- Directed by: Dan Hartley
- Written by: Dan Hartley
- Produced by: Dan Hartley Richard B. Shean
- Starring: Bretten Lord Alan Gibson Nancy Clarkson Robert Hayes
- Cinematography: David Mackie
- Edited by: Dawn Feather Dan Hartley
- Music by: Samuel Sim
- Production company: Rogue Runner
- Release date: 2013;
- Running time: 93 minutes
- Country: England
- Language: English
- Budget: £65,000

= Lad, A Yorkshire Story =

2013 British drama film

Lad: A Yorkshire Story is a 2013 British film detailing the coming-of-age of 13 year-old Tom, who goes off the rails after his father dies. Tom is given community service after committing an offence, the sentence being to work with a Yorkshire Dales park ranger repairing paths and building stiles. The film was released in 2013 after being adapted from a short film from 2011 by the same director.

The film was only given a limited release as its director, Dan Hartley, could not find a distributor. However, during the 2020 lockdowns caused by the COVID-19 pandemic, online downloads of the film soared to over 400,000 and the film garnered praise from viewers.

==Synopsis==
Tom Proctor is a 13-year-old boy living in the Yorkshire Dales. One day, his father, who is a quarryman, unexpectedly dies, and when the bank threatens to foreclose on his deceased father's house mortgage, the family fear they will lose the quarry cottage.

In protest Tom borrows a tractor and sprays the local bank with manure, which gets him into trouble and he is made to do community service with Al, a Yorkshire Dales park ranger. At the same time, Tom and his mum worry about each other and Tom's older brother Nick, whom he idolises, joins the army.

==Cast==

- Bretten Lord as Tom Proctor
- Alan Gibson as Al Thorpe
- Nancy Clarkson as Sarah Proctor
- Robert Hayes as Nick Proctor
- Liam Thomas as David Proctor
- Molly McGlynn as Lucy Thorpe
- Oliver Exley as Sean Ackerthwaite
- Nick Fawcett as Farmer Blight

- Mario Demetriou as PC Baxter
- John Hayes as Quarry foreman
- Rita Davies as Bookshop owner
- Alex Froom as Postman
- Richard Sails as Headmaster
- Mitch Low as New ranger
- Niall Thorpe as Tom's friend
- Giles Bowring as Lord Gisburn

==Production==
The film was shot in and around the Yorkshire Dales, (within a 10 mi radius of Settle) where Dan Hartley, the writer and director, grew up. It is partly autobiographical, with the character of Tom being based on Dan Hartley, and that of Al being based on a park ranger who Dan worked with in his teens. Hartley said he is from the area originally and he came back "into the community to make the film, and the cast is people who live here." He went on to say that many members of the cast had never acted before, including both lead characters, Bretten Lord and former soldier Alan Gibson. He said they held open auditions in Cumbria and North Yorkshire in 2011 and it "worked out really well using people who hadn't acted before."

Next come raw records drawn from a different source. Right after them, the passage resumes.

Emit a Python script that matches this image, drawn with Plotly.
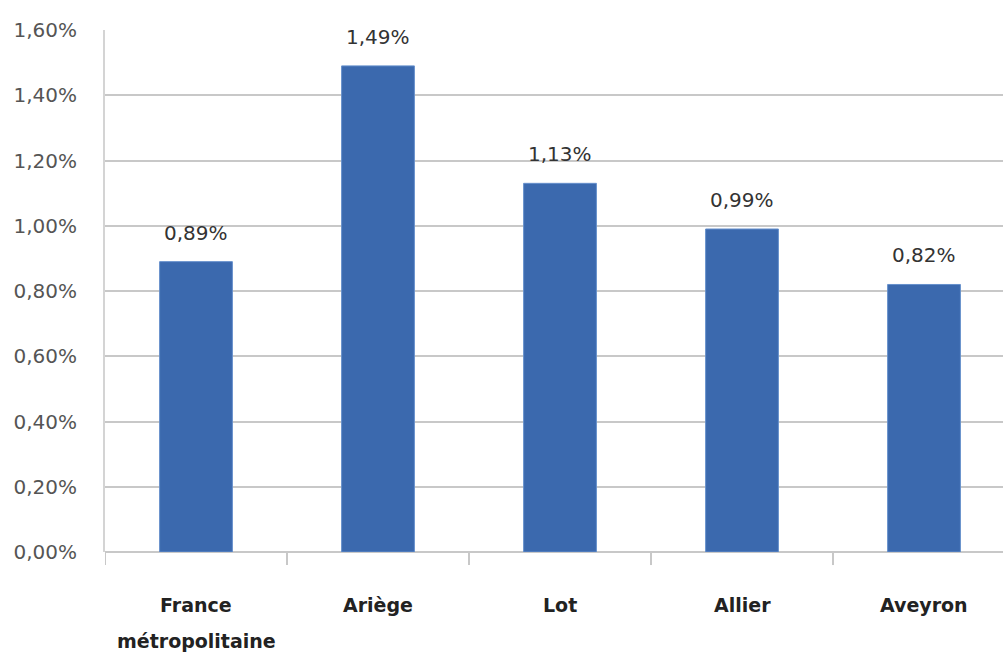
import plotly.graph_objects as go

categories = [["France", "métropolitaine"], ["Ariège"], ["Lot"], ["Allier"], ["Aveyron"]]
values = [0.89, 1.49, 1.13, 0.99, 0.82]
value_labels = ["0,89%", "1,49%", "1,13%", "0,99%", "0,82%"]
y_ticks = [0.0, 0.2, 0.4, 0.6, 0.8, 1.0, 1.2, 1.4, 1.6]
y_tick_labels = ["0,00%", "0,20%", "0,40%", "0,60%", "0,80%", "1,00%", "1,20%", "1,40%", "1,60%"]

FONT = "DejaVu Sans"

fig = go.Figure(
    go.Bar(
        x=list(range(len(categories))),
        y=values,
        width=0.4,
        marker=dict(color="#3b69ae", line=dict(color="#6690cc", width=1)),
        hoverinfo="skip",
    )
)

# value labels above each bar
for i, (v, lab) in enumerate(zip(values, value_labels)):
    fig.add_annotation(
        x=i, y=v, text=lab, showarrow=False, yanchor="bottom", yshift=15,
        font=dict(family=FONT, size=20, color="#333333"),
    )

# category labels below the axis, one annotation per text line
for i, lines in enumerate(categories):
    for k, line in enumerate(lines):
        fig.add_annotation(
            x=i, xref="x", y=0, yref="paper", text=line, showarrow=False,
            yanchor="middle", yshift=-53 - 36 * k,
            font=dict(family=FONT, size=19, color="#222222", weight="bold"),
        )

fig.update_layout(
    width=1003, height=655,
    margin=dict(l=105, r=0, t=30, b=103),
    paper_bgcolor="white", plot_bgcolor="white",
    showlegend=False,
    bargap=0.6,
)

fig.update_xaxes(
    type="linear",
    range=[-0.5, 4.434],
    showticklabels=False,
    showgrid=False, zeroline=False,
    showline=False,
    ticks="",
)

# boundary ticks between categories
for b in [-0.5, 0.5, 1.5, 2.5, 3.5]:
    fig.add_shape(type="line", xref="x", yref="paper", x0=b, x1=b, y0=0, y1=-0.025,
                  line=dict(color="#c8c8c8", width=2))

fig.update_yaxes(
    range=[0, 1.6],
    tickvals=y_ticks, ticktext=y_tick_labels,
    showgrid=True, gridcolor="#c8c8c8", gridwidth=2,
    zeroline=True, zerolinecolor="#c8c8c8", zerolinewidth=2,
    showline=True, linecolor="#d4d4d4", linewidth=2,
    ticks="", ticklabelstandoff=22,
    tickfont=dict(family=FONT, size=20, color="#555555"),
)

fig.write_html("out.html")
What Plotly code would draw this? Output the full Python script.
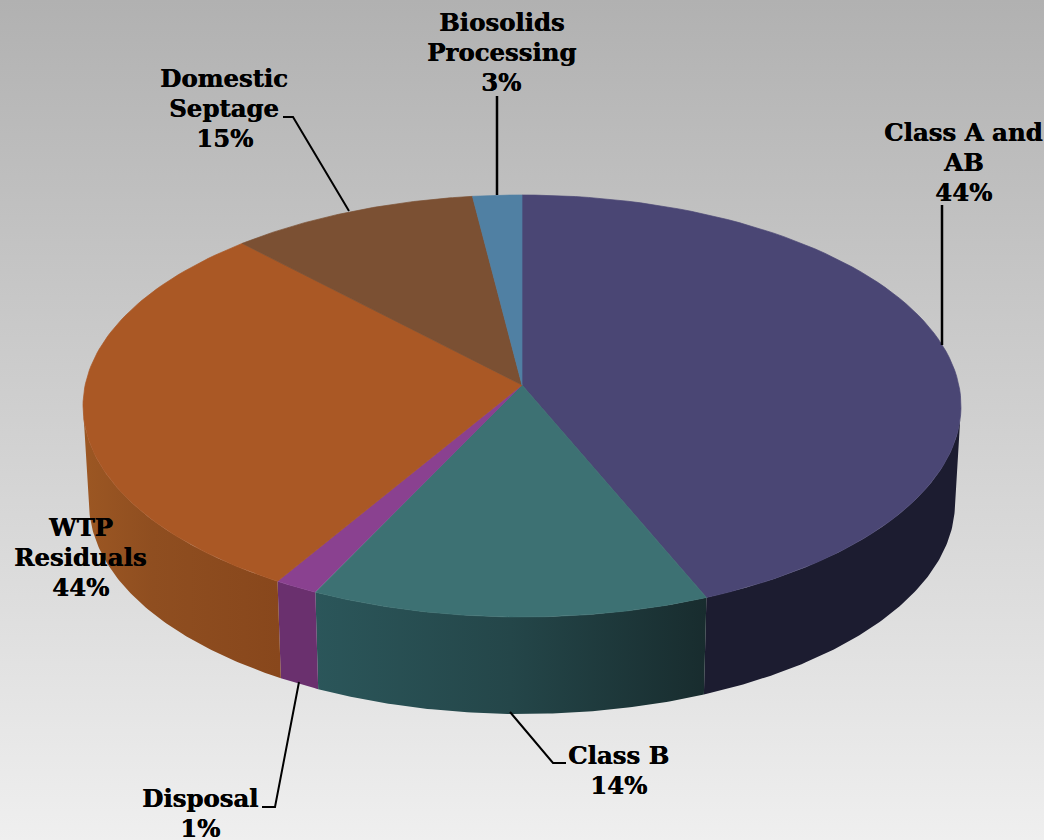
import numpy as np
import plotly.graph_objects as go

categories = ["Class A and<br>AB", "Class B", "Disposal", "WTP<br>Residuals", "Domestic<br>Septage", "Biosolids<br>Processing"]
percent_labels = ["44%", "14%", "1%", "44%", "15%", "3%"]
# Drawn slice shares (they differ from the printed labels)
drawn_shares = [43.1, 14.7, 1.6, 29.6, 9.2, 1.8]
top_colors = ["#4a4674", "#3d7173", "#8a4190", "#aa5825", "#7b5033", "#5080a3"]
wall_scales = [
    [[0, "#1c1c30"], [1, "#1c1c30"]],
    [[0, "#2b565a"], [0.5, "#244649"], [1, "#182c2e"]],
    [[0, "#6a306e"], [1, "#6a306e"]],
    [[0, "#9c5723"], [0.35, "#8f4e20"], [1, "#88471c"]],
    None,
    None,
]
label_pos = [(963, 162), (618, 770), (200, 813), (80, 557), (224, 108), (501, 52)]
leaders = [
    [(942, 205), (942, 345)],
    [(510, 712), (553, 763), (566, 763)],
    [(299, 682), (275, 807), (262, 807)],
    [],
    [(283, 117), (293, 117), (349, 211)],
    [(497, 96), (497, 195)],
]
leader_widths = [2.5, 2, 2, 0, 2, 2.5]

W, H = 1044, 840
CX, CY, A, B = 522, 406, 439, 211      # top-face ellipse
APEX_Y = 385                           # perspective hub of the top face
BCY, BA = 503, 433                     # bottom-rim ellipse
LINE_GAP = 30


def arc(t0, t1, cx, cy, a, b, n=90):
    t = np.radians(np.linspace(t0, t1, n))
    return cx + a * np.sin(t), cy - b * np.cos(t)


fig = go.Figure()

# background gradient
fig.add_trace(go.Scatter(
    x=[0, W, W, 0, 0], y=[0, 0, H, H, 0], mode="lines", line=dict(width=0),
    fill="toself", hoverinfo="skip",
    fillgradient=dict(type="vertical", colorscale=[[0, "#efefef"], [0.5, "#d0d0d0"], [1, "#b1b1b1"]]),
))

edges = np.concatenate([[0], np.cumsum(drawn_shares)]) / np.sum(drawn_shares) * 360

# side walls
for i, scale in enumerate(wall_scales):
    if scale is None:
        continue
    t0, t1 = edges[i], edges[i + 1]
    t0, t1 = max(t0, 90), min(t1, 270)
    xt, yt = arc(t0, t1, CX, CY, A, B)
    xb, yb = arc(t1, t0, CX, BCY, BA, B)
    fig.add_trace(go.Scatter(
        x=np.concatenate([xt, xb, xt[:1]]), y=np.concatenate([yt, yb, yt[:1]]),
        mode="lines", line=dict(width=0), fill="toself", hoverinfo="skip",
        fillgradient=dict(type="horizontal", colorscale=scale),
    ))

# top face
for i, color in enumerate(top_colors):
    xs, ys = arc(edges[i], edges[i + 1], CX, CY, A, B)
    fig.add_trace(go.Scatter(
        x=np.concatenate([[CX], xs, [CX]]), y=np.concatenate([[APEX_Y], ys, [APEX_Y]]),
        mode="lines", line=dict(width=0.7, color=color), fill="toself", fillcolor=color, hoverinfo="skip",
    ))

# leader lines
for pts, lw in zip(leaders, leader_widths):
    if pts:
        fig.add_trace(go.Scatter(
            x=[p[0] for p in pts], y=[p[1] for p in pts], mode="lines",
            line=dict(color="black", width=lw), hoverinfo="skip",
        ))

for name, pct, (lx, ly) in zip(categories, percent_labels, label_pos):
    lines = name.split("<br>") + [pct]
    for k, line in enumerate(lines):
        fig.add_annotation(
            x=lx, y=ly + (k - (len(lines) - 1) / 2) * LINE_GAP, text=f"<b>{line}</b>", showarrow=False,
            xanchor="center", yanchor="middle", align="center", borderpad=0, borderwidth=0,
            font=dict(family="DejaVu Serif", size=24.4, color="black", shadow="0.5px 0 0 black"),
        )

fig.update_layout(
    width=W, height=H, margin=dict(l=0, r=0, t=0, b=0), showlegend=False,
    paper_bgcolor="#d0d0d0", plot_bgcolor="rgba(0,0,0,0)",
    xaxis=dict(range=[0, W], visible=False, fixedrange=True),
    yaxis=dict(range=[H, 0], visible=False, fixedrange=True),
)
fig.write_html(
    "out.html", config=dict(displayModeBar=False),
    post_script="document.body.style.margin='0';document.body.style.overflow='hidden';",
)
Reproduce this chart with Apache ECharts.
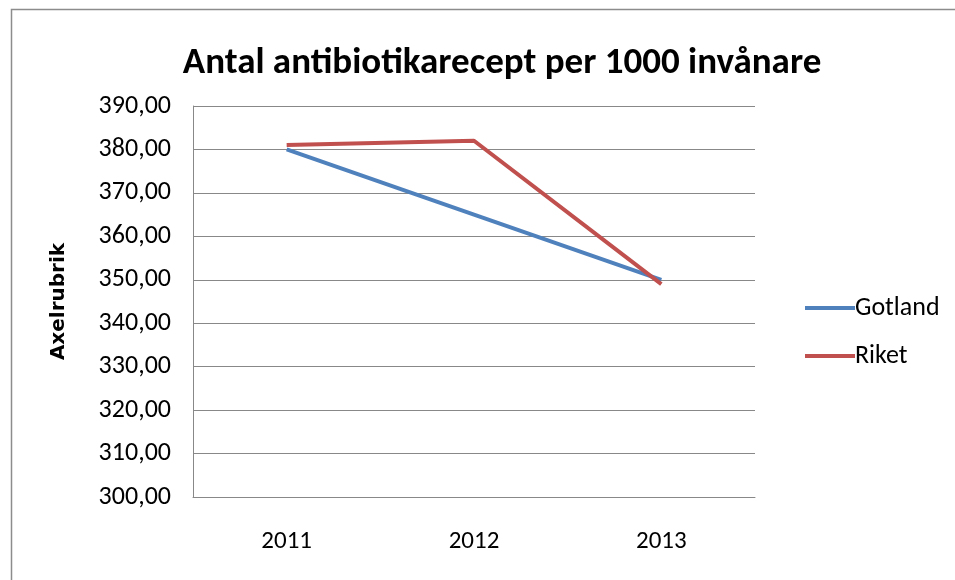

One of the reasons why distributors were reluctant to sign up to distribute the film was the lack of a 'name' in the cast. In fact, prior to the filming of Lad, the two main actors had not acted professionally before. Alan Gibson, who played Al, the park ranger, claimed to have been a soldier in the SAS.

==Reception==
Steve Morrissey, writing in the Radio Times gave the film three stars out of five saying that "[Bretten Lord] delivers a charismatic debut performance". The Video Librarian wrote, "based on his own 2011 short film, filmmaker Dan Hartley expands his original simple tale with atmospheric scenes shot in the hills and moors of the Dales; an affecting story of a brokenhearted child who experiences great loss and rapid change, this is recommended."

Sheila Intner from Library Journal commented that "splendid casting, wonderfully understated acting, and beautiful camera work contribute to the ups and downs that make Lad well worth watching.

The movie won awards for Best Film and Best Feature Narrative Film, at the Mexico International and Anchorage International Film Festival's respectively. Bretten Lord was named best child actor at the Hollywood International Family Festival.

The film became a surprise download/streaming success during the 2020 lockdowns. Over 1.5 million people had watched it on YouTube in 2020 and it had amassed over 400,000 in viewing figures on Amazon Prime. Whilst the film was shot on a budget of £65,000, Hartley acknowledges that he won't make any money off of the project. The film peaked at number five in the iTunes independent chart mere days after it was made available for nationwide release. Hartley remarked that "as the only self-distributed film to appear in the top 100 it's testament to the support of our fans and the terrific word of mouth the film has garnered."